## Objective:
Each line containing the word "matplotlib" should be found and copied.

— Start of Data segment —

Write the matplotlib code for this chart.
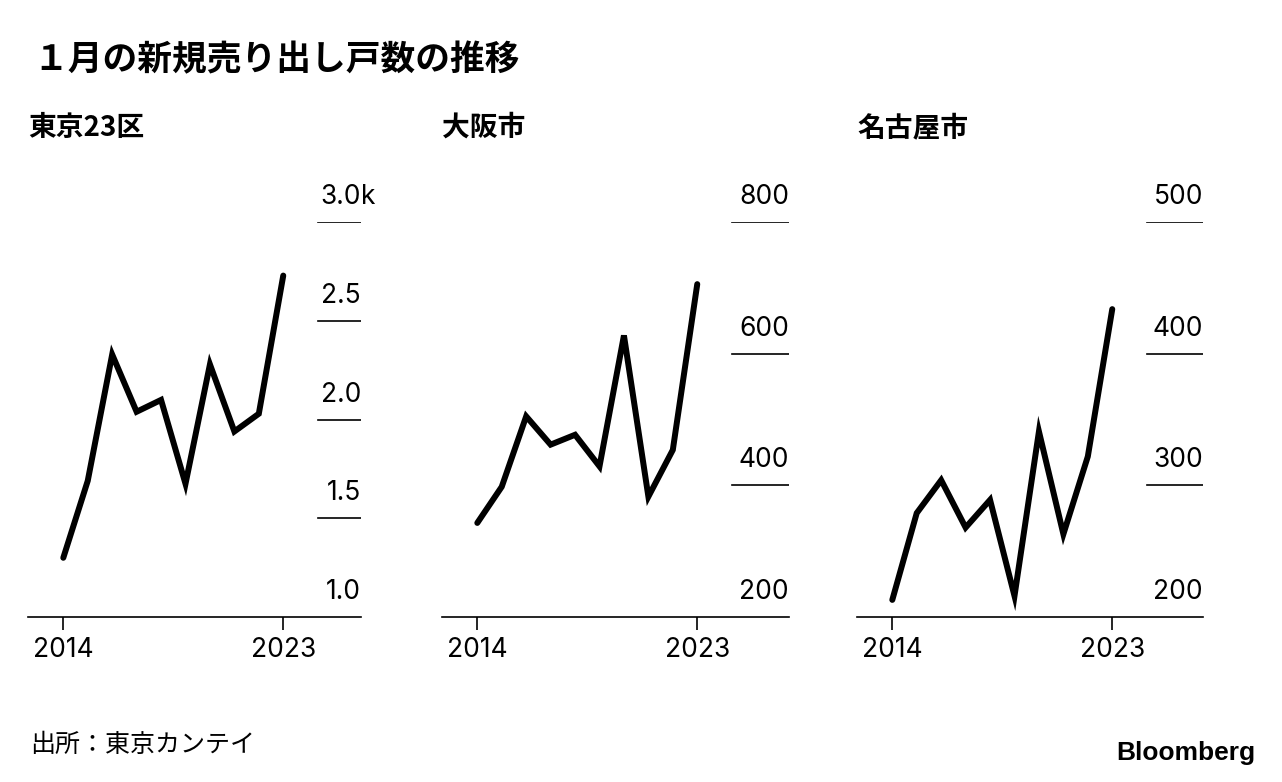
import matplotlib
matplotlib.use('Agg')
import matplotlib.pyplot as plt
import matplotlib.transforms as mtransforms

plt.rcParams['font.family'] = ['Inter', 'Noto Sans CJK JP', 'DejaVu Sans']

years = list(range(2014, 2024))

tokyo = [1.30, 1.69, 2.33, 2.04, 2.10, 1.675, 2.28, 1.94, 2.03, 2.73]   # 千戸
osaka = [343, 398, 505, 462, 477, 429, 628, 383, 454, 706]
nagoya = [213, 279, 304, 268, 289, 216, 341, 263, 322, 434]

titles = ['東京23区', '大阪市', '名古屋市']
series = [tokyo, osaka, nagoya]
yticks = [[1.0, 1.5, 2.0, 2.5, 3.0], [200, 400, 600, 800], [200, 300, 400, 500]]
ylabels = [['1.0', '1.5', '2.0', '2.5', '3.0'], ['200', '400', '600', '800'], ['200', '300', '400', '500']]

W, H = 1282, 782
fig = plt.figure(figsize=(W/100, H/100), dpi=100)

# pixel layout: (left, right, grid length)
panels = [(28, 361, 43), (442, 789, 57), (857, 1203, 56)]
top, bottom = 222.3, 617
px_per_year = 24.44
first_off = 35.3
tick_fs = 19

for i, (l, r, glen) in enumerate(panels):
    ax = fig.add_axes([l/W, (H-bottom)/H, (r-l)/W, (bottom-top)/H])
    width = r - l
    ax.set_xlim(2014 - first_off/px_per_year, 2014 + (width-first_off)/px_per_year)
    ax.set_ylim(yticks[i][0], yticks[i][-1])
    ax.plot(years, series[i], color='black', lw=4.3, solid_joinstyle='miter',
            solid_capstyle='round', clip_on=False, zorder=3)

    for s in ['top', 'left', 'right']:
        ax.spines[s].set_visible(False)
    ax.spines['bottom'].set_linewidth(1.2)
    ax.set_yticks([])
    ax.set_xticks([2014, 2023])
    ax.set_xticklabels(['2014', '2023'], fontsize=tick_fs)
    ax.tick_params(axis='x', length=9.5, width=1.2, pad=5)

    trans = mtransforms.blended_transform_factory(ax.transAxes, ax.transData)
    off = mtransforms.offset_copy(trans, fig=fig, y=13, units='points')
    for v, lab in zip(yticks[i], ylabels[i]):
        if v != yticks[i][0]:
            ax.axhline(v, xmin=1 - glen/width, xmax=1, color='black', lw=1.2)
        ax.text(1.0, v, lab, transform=off, ha='right', va='baseline', fontsize=tick_fs)
        if i == 0 and v == yticks[i][-1]:
            ax.text(1.0, v, 'k', transform=off, ha='left', va='baseline', fontsize=tick_fs)

    fig.text(l/W, 1 - 128/H, titles[i], fontsize=20, fontweight='bold',
             ha='left', va='center', family=['Noto Sans CJK JP'])

fig.text(33/W, 1 - 60/H, '１月の新規売り出し戸数の推移', fontsize=25, fontweight='bold',
         ha='left', va='center', family=['Noto Sans CJK JP'])
fig.text(30/W, 1 - 745/H, '出所：東京カンテイ', fontsize=18, ha='left', va='center',
         family=['Noto Sans CJK JP'])
fig.text(1255/W, 1 - 760/H, 'Bloomberg', fontsize=19, fontweight='bold', ha='right',
         va='baseline', family=['Liberation Sans'])

fig.savefig('out.png', dpi=100)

— End of Data segment —

## Answer below:
Write the matplotlib code for this chart.
import matplotlib
matplotlib.use('Agg')
import matplotlib.pyplot as plt
import matplotlib.transforms as mtransforms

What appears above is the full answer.